5. 🧪 The Victim Wasn’t Murdered After All

The Pale Horse (1961)

This one starts like a cozy occult thriller: people are dying mysteriously, and a trio of witches seem to be behind it. Naturally.

Except… it’s not witchcraft. It’s science, sort of. And a bit of fraud.

Christie pulls the rug by introducing a very modern kind of killer—someone exploiting belief and using thallium poisoning (a detail that later saved lives in the real world). She weaves in pseudoscience, mass psychology, and media manipulation long before it was trending.
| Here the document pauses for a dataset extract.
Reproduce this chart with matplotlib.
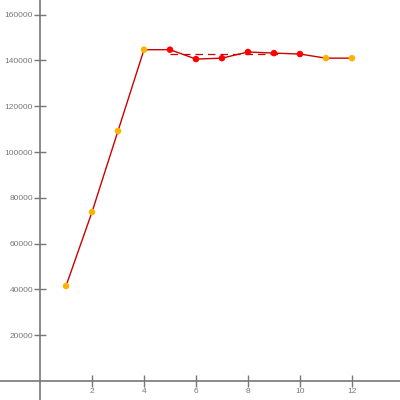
import numpy as np
import matplotlib.pyplot as plt

x = [1, 2, 3, 4, 5, 6, 7, 8, 9, 10, 11, 12]
y = [41500, 73800, 109200, 144700, 144700, 140600, 141000, 143700, 143200, 142800, 141000, 141000]
highlight = [False, False, False, False, True, True, True, True, True, True, False, False]
trend_x = [5, 9.2]
trend_y = [142700, 142700]

xticks = [2, 4, 6, 8, 10, 12]
yticks = [20000, 40000, 60000, 80000, 100000, 120000, 140000, 160000]

plt.rcParams['font.family'] = ['Liberation Sans', 'DejaVu Sans']

fig = plt.figure(figsize=(4, 4), dpi=100)
ax = fig.add_axes([0, 0, 1, 1])
ax.set_xlim(-1.54, 13.85)
ax.set_ylim(-8300, 166400)

for s in ['top', 'right']:
    ax.spines[s].set_visible(False)
for s in ['left', 'bottom']:
    ax.spines[s].set_position(('data', 0))
    ax.spines[s].set_color('#777777')
    ax.spines[s].set_linewidth(1.2)

ax.plot(trend_x, trend_y, color='#cc0000', lw=0.9, ls=(0, (6, 4)), zorder=2)
ax.plot(x, y, color='#cc0000', lw=1, zorder=3)
cols = ['#ff0000' if h else '#ffb300' for h in highlight]
ax.scatter(x, y, c=cols, s=22, marker='o', zorder=4, linewidths=0)

ax.set_xticks(xticks)
ax.set_yticks(yticks)
ax.set_xticklabels([str(t) for t in xticks])
ax.set_yticklabels([str(t) for t in yticks])
ax.tick_params(direction='inout', length=8, width=1, color='#777777',
               labelcolor='#777777', labelsize=6)
ax.tick_params(axis='y', pad=1)
ax.tick_params(axis='x', pad=1)

fig.savefig('out.png', dpi=100)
This book has TikTok scammer energy—in 1961.


🎁 Bonus: The Emotional Depth of Five Little Pigs

Five Little Pigs (1942)

Five suspects. Five memories. One long-cold case.

Poirot is called to reinvestigate a murder that happened 16 years ago. The accused woman is long dead. Her daughter wants the truth. The twist? Everyone remembers the day differently.

Instead of a traditional clue-hunt, Christie gives us psychological archaeology. Testimony becomes slippery. Perception is fallible. Regret and guilt warp reality. And through it all, Poirot becomes less of a detective and more of a philosopher.

It’s an aching, elegant novel—and proof that Christie’s genius wasn’t just in plot, but in people.